Florida man accused of requesting mail-in ballot for dead wife
"I feel like I haven't done anything wrong," said the Sarasota resident and registered Democrat.
Police have charged a Florida man with a felony, alleging he had requested a mail-in ballot for his wife, who died in 2018.
Sarasota resident Larry Wiggins, 62, a registered Democrat, said he was simply testing the system.
After being charged and released from jail, Wiggins told Tampa's WFLA-TV, "I heard so much about ballots being sent in and people just having found them in different places. I feel like I haven't done anything wrong."
According to the arrest report, election officials received two applications for vote-by-mail ballots for Wiggins and his wife, Ursula Wiggins, who died in 2018.
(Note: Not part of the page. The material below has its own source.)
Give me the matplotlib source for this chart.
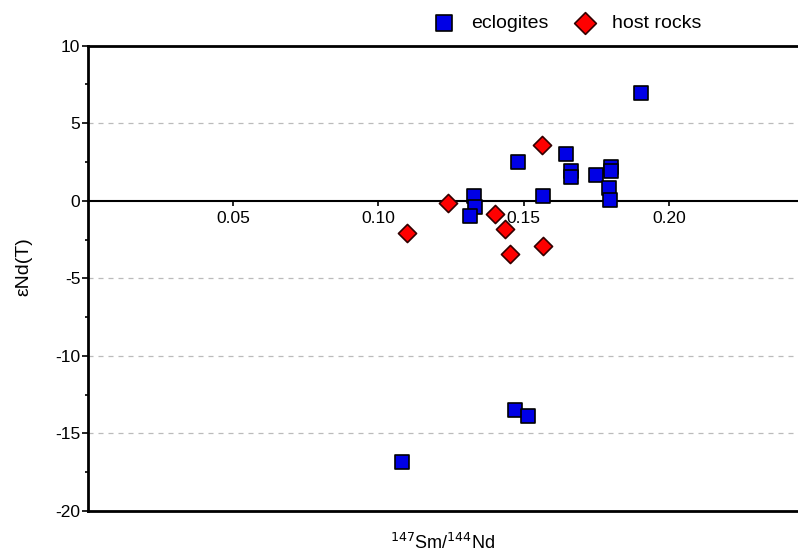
import numpy as np
import matplotlib
matplotlib.use('Agg')
import matplotlib.pyplot as plt
from matplotlib.ticker import MultipleLocator

plt.rcParams['font.family'] = ['Liberation Sans', 'DejaVu Sans']
plt.rcParams['axes.unicode_minus'] = False

# eclogites
ecl_x = [0.1903, 0.1482, 0.1645, 0.1663, 0.1665, 0.1748, 0.1800, 0.1800,
         0.1793, 0.1798, 0.1568, 0.1328, 0.1333, 0.1316, 0.1470, 0.1516, 0.1081]
ecl_y = [6.93, 2.48, 3.01, 1.94, 1.51, 1.66, 2.19, 1.94,
         0.84, 0.05, 0.30, 0.32, -0.43, -0.99, -13.5, -13.9, -16.84]

# host rocks
host_x = [0.1562, 0.1239, 0.1401, 0.1436, 0.1453, 0.1568, 0.1098]
host_y = [3.59, -0.13, -0.86, -1.85, -3.46, -2.90, -2.10]

xticks = [0.05, 0.10, 0.15, 0.20]
yticks = [-20, -15, -10, -5, 0, 5, 10]

fig = plt.figure(figsize=(7.98, 5.56), dpi=100)
ax = fig.add_axes([88/798, 1 - 511/556, 1 - 88/798, (511 - 45.7)/556])

ax.set_xlim(0, 0.2445)
ax.set_ylim(-20, 10)

for g in [-15, -10, -5, 5]:
    ax.axhline(g, color='#bbbbbb', lw=0.9, ls=(0, (4, 4)), zorder=0)
ax.axhline(-20, color='black', lw=2, zorder=1, clip_on=False)

ax.spines['right'].set_visible(False)
ax.spines['top'].set_linewidth(2)
ax.spines['left'].set_linewidth(2)
ax.spines['bottom'].set_position(('data', 0))
ax.spines['bottom'].set_linewidth(1.5)

ax.set_xticks(xticks)
ax.set_xticklabels(['%.2f' % v for v in xticks])
ax.set_yticks(yticks)
ax.yaxis.set_minor_locator(MultipleLocator(2.5))
ax.tick_params(axis='x', direction='out', length=3.5, width=1.2, labelsize=12.5, pad=4)
ax.tick_params(axis='y', which='major', direction='out', length=4, width=1.2, labelsize=12.5, pad=1.5)
ax.tick_params(axis='y', which='minor', direction='out', length=2.5, width=1.2)

ax.scatter(ecl_x, ecl_y, marker='s', s=95, c='#0000e6', edgecolors='black',
           linewidths=1.2, zorder=3, label='eclogites')
ax.scatter(host_x, host_y, marker='D', s=85, c='#ff0000', edgecolors='#330000',
           linewidths=1.2, zorder=3, label='host rocks')

fig.text(24/798, 1 - 267/556, 'εNd(T)', rotation=90, ha='center', va='center', fontsize=14)
fig.text(443/798, 1 - 543/556, r'$^{147}$Sm/$^{144}$Nd', ha='center', va='center', fontsize=13)

fig.legend(loc='center', bbox_to_anchor=(563/798, 1 - 23/556), ncol=2, frameon=False,
           fontsize=14, handletextpad=0.4, columnspacing=0.9, borderaxespad=0,
           markerscale=1.2)

fig.savefig('out.png', dpi=100)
Manatee Supervisor of Elections Mike Bennett said staff did a routine check and found "notable discrepancies in the handwriting on the ballot request form when compared to the signature they had on file," the TV station also reported.
Wiggins admitted that he sent the application, but said he wasn't trying to impersonate his late wife's signature.
"I said well, 'Let me just send it in and see what's going to happen to see if they're actually going to send a ballot for her to vote,'"
“It really maybe hasn't set in on me totally," Wiggins told the TV station, adding that while he's a Democrat he supports President Trump.
Trump has repeatedly questioned the veracity of mail-in voting.
Bennett, for his part, told the Sarasota Herald-Tribune: "He wanted to test the system. He did test the system, and guess what? It worked."
"The amount of fraud committed in Florida in elections is very small," Bennett also said. "People complain that vote by mail is crooked; it's not, we catch them, we verify it, and any supervisor of elections in the state of Florida I know is just as conscious about it as I am."